I bit the bullet and bought the drink. Like any of the frappuccinos, it cost me more than $5 and it came out looking fun, swirled white with green with sugary green sprinkles on top. Upon the first sip, I was not impressed. I wasn't surprised either, but I wasn't impressed.

It tasted like an artificial peach-flavored sugar explosion in my mouth, like the perfect frappuccino to try if you're 12-years-old and you're at the mall with your friends and you've never had coffee before. It was sugary, sweet, a hint of fruity, creamy, and brought me back to the middle school days of Vanilla Bean and Strawberries & Creme frappuccinos.

But given that I'm not 12-years-old, it reminded me of some other things.
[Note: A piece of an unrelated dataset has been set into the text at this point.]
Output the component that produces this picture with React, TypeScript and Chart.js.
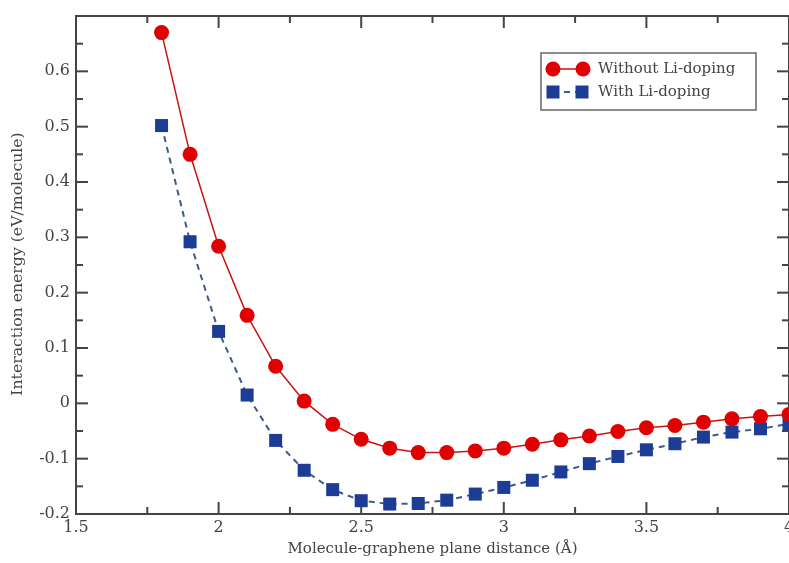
import React, { useEffect, useRef } from "react";
import { Chart, registerables } from "chart.js";

Chart.register(...registerables);

const distances = [1.8, 1.9, 2.0, 2.1, 2.2, 2.3, 2.4, 2.5, 2.6, 2.7, 2.8, 2.9, 3.0, 3.1, 3.2, 3.3, 3.4, 3.5, 3.6, 3.7, 3.8, 3.9, 4.0];
const withoutLi = [0.67, 0.45, 0.284, 0.159, 0.067, 0.004, -0.038, -0.065, -0.081, -0.089, -0.089, -0.086, -0.081, -0.074, -0.066, -0.059, -0.051, -0.044, -0.04, -0.034, -0.028, -0.024, -0.02];
const withLi = [0.502, 0.292, 0.13, 0.015, -0.067, -0.121, -0.156, -0.176, -0.182, -0.181, -0.175, -0.164, -0.152, -0.139, -0.124, -0.109, -0.096, -0.084, -0.073, -0.061, -0.052, -0.046, -0.037];
const xTicks = [1.5, 2, 2.5, 3, 3.5, 4];
const yTicks = [-0.2, -0.1, 0, 0.1, 0.2, 0.3, 0.4, 0.5, 0.6];
const seriesLabels = ["Without Li-doping", "With Li-doping"];
const xTitle = "Molecule-graphene plane distance (Å)";
const yTitle = "Interaction energy (eV/molecule)";

const RED = "#e00000";
const RED_LINE = "#c81414";
const BLUE = "#1c3c96";
const BLUE_LINE = "#3c5a8c";
const AXIS = "#444";
const TEXT = "#444";
const FONT = "DejaVu Serif";

const framePlugin = {
  id: "frame",
  beforeDatasetsDraw(chart: any) {
    const { ctx, chartArea, scales } = chart;
    const { left, right, top, bottom } = chartArea;
    const x = scales.x;
    const y = scales.y;
    ctx.save();
    ctx.strokeStyle = AXIS;
    ctx.lineWidth = 2;
    ctx.strokeRect(left, top, right - left, bottom - top);
    const line = (a: number, b: number, c: number, d: number) => {
      ctx.beginPath();
      ctx.moveTo(a, b);
      ctx.lineTo(c, d);
      ctx.stroke();
    };
    for (let i = 0; ; i++) {
      const v = x.min + i * 0.25;
      if (v > x.max + 1e-9) break;
      const px = x.getPixelForValue(v);
      const len = i % 2 === 0 ? 12 : 7;
      line(px, bottom, px, bottom - len);
      line(px, top, px, top + len);
    }
    for (let i = 0; ; i++) {
      const v = y.min + i * 0.05;
      if (v > y.max + 1e-9) break;
      const py = y.getPixelForValue(v);
      const len = i % 2 === 0 ? 12 : 7;
      line(left, py, left + len, py);
      line(right, py, right - len, py);
    }
    // axis titles
    ctx.fillStyle = TEXT;
    ctx.textAlign = "center";
    ctx.textBaseline = "middle";
    ctx.font = `15px "${FONT}"`;
    ctx.fillText(xTitle, (left + right) / 2, 549);
    ctx.save();
    ctx.font = `15.7px "${FONT}"`;
    ctx.translate(18, 264);
    ctx.rotate(-Math.PI / 2);
    ctx.fillText(yTitle, 0, 0);
    ctx.restore();
    ctx.restore();
  },
};

const legendPlugin = {
  id: "customLegend",
  afterDatasetsDraw(chart: any) {
    const { ctx } = chart;
    ctx.save();
    const bx = 541, by = 53, bw = 215, bh = 57;
    ctx.fillStyle = "#fff";
    ctx.fillRect(bx, by, bw, bh);
    ctx.strokeStyle = "#666";
    ctx.lineWidth = 1.5;
    ctx.strokeRect(bx, by, bw, bh);
    const rows = [by + 16, by + 39];
    // row 1
    ctx.strokeStyle = RED_LINE;
    ctx.lineWidth = 1.5;
    ctx.beginPath();
    ctx.moveTo(553, rows[0]);
    ctx.lineTo(583, rows[0]);
    ctx.stroke();
    ctx.fillStyle = RED;
    [553, 583].forEach((cx) => {
      ctx.beginPath();
      ctx.arc(cx, rows[0], 7.5, 0, Math.PI * 2);
      ctx.fill();
    });
    // row 2
    ctx.strokeStyle = BLUE_LINE;
    ctx.lineWidth = 2;
    ctx.setLineDash([6, 5]);
    ctx.beginPath();
    ctx.moveTo(553, rows[1]);
    ctx.lineTo(583, rows[1]);
    ctx.stroke();
    ctx.setLineDash([]);
    ctx.fillStyle = BLUE;
    [553, 582].forEach((cx) => {
      ctx.fillRect(cx - 6.5, rows[1] - 6.5, 13, 13);
    });
    ctx.fillStyle = TEXT;
    ctx.font = `15px "${FONT}"`;
    ctx.textAlign = "left";
    ctx.textBaseline = "middle";
    ctx.fillText(seriesLabels[0], 598, rows[0]);
    ctx.fillText(seriesLabels[1], 598, rows[1]);
    ctx.restore();
  },
};

export default function App() {
  const ref = useRef<HTMLCanvasElement | null>(null);

  useEffect(() => {
    if (!ref.current) return;
    const chart = new Chart(ref.current, {
      type: "scatter",
      data: {
        datasets: [
          {
            label: seriesLabels[0],
            data: distances.map((d, i) => ({ x: d, y: withoutLi[i] })),
            showLine: true,
            borderColor: RED_LINE,
            borderWidth: 1.5,
            backgroundColor: RED,
            pointBackgroundColor: RED,
            pointBorderColor: RED,
            pointBorderWidth: 0,
            pointRadius: 7.5,
            pointStyle: "circle",
            clip: false as any,
          },
          {
            label: seriesLabels[1],
            data: distances.map((d, i) => ({ x: d, y: withLi[i] })),
            showLine: true,
            borderColor: BLUE_LINE,
            borderWidth: 2,
            borderDash: [6, 5],
            backgroundColor: BLUE,
            pointBackgroundColor: BLUE,
            pointBorderColor: BLUE,
            pointBorderWidth: 0,
            pointRadius: 9.2,
            pointStyle: "rect",
            clip: false as any,
          },
        ],
      },
      options: {
        responsive: false,
        animation: false,
        layout: { padding: { top: 16, right: 31, left: 0, bottom: 0 } },
        plugins: {
          legend: { display: false },
          tooltip: { enabled: false },
        },
        scales: {
          x: {
            type: "linear",
            min: 1.5,
            max: 4,
            grid: { display: false, drawTicks: false },
            border: { display: false },
            afterBuildTicks: (scale: any) => {
              scale.ticks = xTicks.map((v) => ({ value: v }));
            },
            afterFit: (scale: any) => {
              scale.height = 49;
            },
            ticks: {
              autoSkip: false,
              maxRotation: 0,
              padding: 4,
              color: TEXT,
              font: { family: FONT, size: 16 },
              callback: (v: any) => String(v),
            },
          },
          y: {
            type: "linear",
            min: -0.2,
            max: 0.7,
            grid: { display: false, drawTicks: false },
            border: { display: false },
            afterBuildTicks: (scale: any) => {
              scale.ticks = yTicks.map((v) => ({ value: v }));
            },
            afterFit: (scale: any) => {
              scale.width = 76;
            },
            ticks: {
              autoSkip: false,
              padding: 6,
              color: TEXT,
              font: { family: FONT, size: 16 },
              callback: (v: any) => String(v),
            },
          },
        },
      },
      plugins: [framePlugin, legendPlugin],
    } as any);
    return () => chart.destroy();
  }, []);

  return (
    <div
      style={{
        position: "fixed",
        left: 0,
        top: 0,
        width: 789,
        height: 563,
        overflow: "hidden",
        background: "#fff",
      }}
    >
      <canvas ref={ref} width={820} height={563} style={{ width: 820, height: 563, display: "block" }} />
    </div>
  );
}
It tasted like the cheapest peach vodka we could find to mix with orange juice in the basement after junior prom. The association was almost enough to make me sick and the traumatic memory that it brought back was far from welcome.

As someone who has a paper due in a couple hours and a final exam in the morning that has not even been addressed yet, it tasted like a painful lack of caffeine and also a sugar-induced headache.

Did I finish it? Of course I did. I'm not going to pay nearly $6 for a drink I'm not going to drink (it was nonfat mom and dad, don't worry). But I feel like, again, Starbucks missed the mark with this "special" drink.

It's basically peaches and cream flavored, plus more sugar with the sprinkles, food coloring, and whipped cream. Whether or not it contains caffeine, I don't really know, but I'd be willing to bet it doesn't. What it does contain though is a lot of sugar, quite a bit of disappointment, and absolutely no intention to try it again.

It's pretty, it's cute, and it's fun. That plus the marketing technique and the target audience of preteens will probably make it do pretty well. But on behalf of sleep-deprived, caffeine-addicted college students everywhere, if the next special Starbucks drink could actually contain coffee and fewer rainbows and magic, that'd be great.